On 2017-11-07 17:04, RS wrote:
Does Perl distinguish between desktop and laptop machines?
I wouldn't think so.
Do you run these commands in a Windows cmd.exe command window, or do
you by any chance use some other form of terminal?
If I run get_iplayer with --verbose I can get an instantaneous
download speed indicator similar to the one we used to have.
If I run it on my desktop machine it displays a single line which is
continuously updated, like the indicator we used to have by default.
If I run it on any of my laptops each update is on a new line. I
presume that in the first case the line is terminated with a CR and in
the other cases with a CR LF.
The relevant code seems to be between lines 7206 and 7224. It calls
main::logger with a string formatted by sprintf.
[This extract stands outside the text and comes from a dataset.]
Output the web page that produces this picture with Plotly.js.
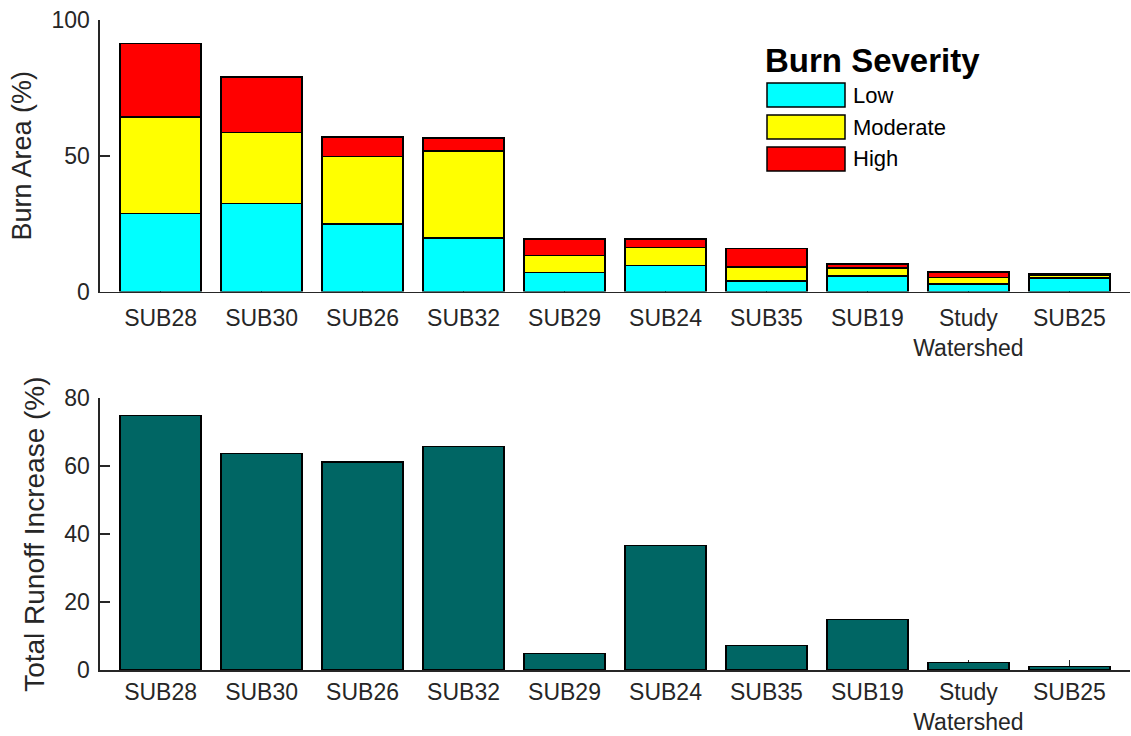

If I don't set
--verbose, so the else code is executed, all machines display a single
continuously updated line. In both cases the line appears from the
code to end with CR LF unless {crlf} doesn't mean what it appears to.
It doesn't mean what it looks like. There a line of code (in 3.06, if
that's what you use) that says:
my $crlf = ( $hide_progress || $opt->{logprogress} ) ? "\n" : "\r";
ie setting it to either LF or CR depending on whether those named vars
are set or not. You'd need to look more closely at the perl to find
out under what circumstances they're set one way or another.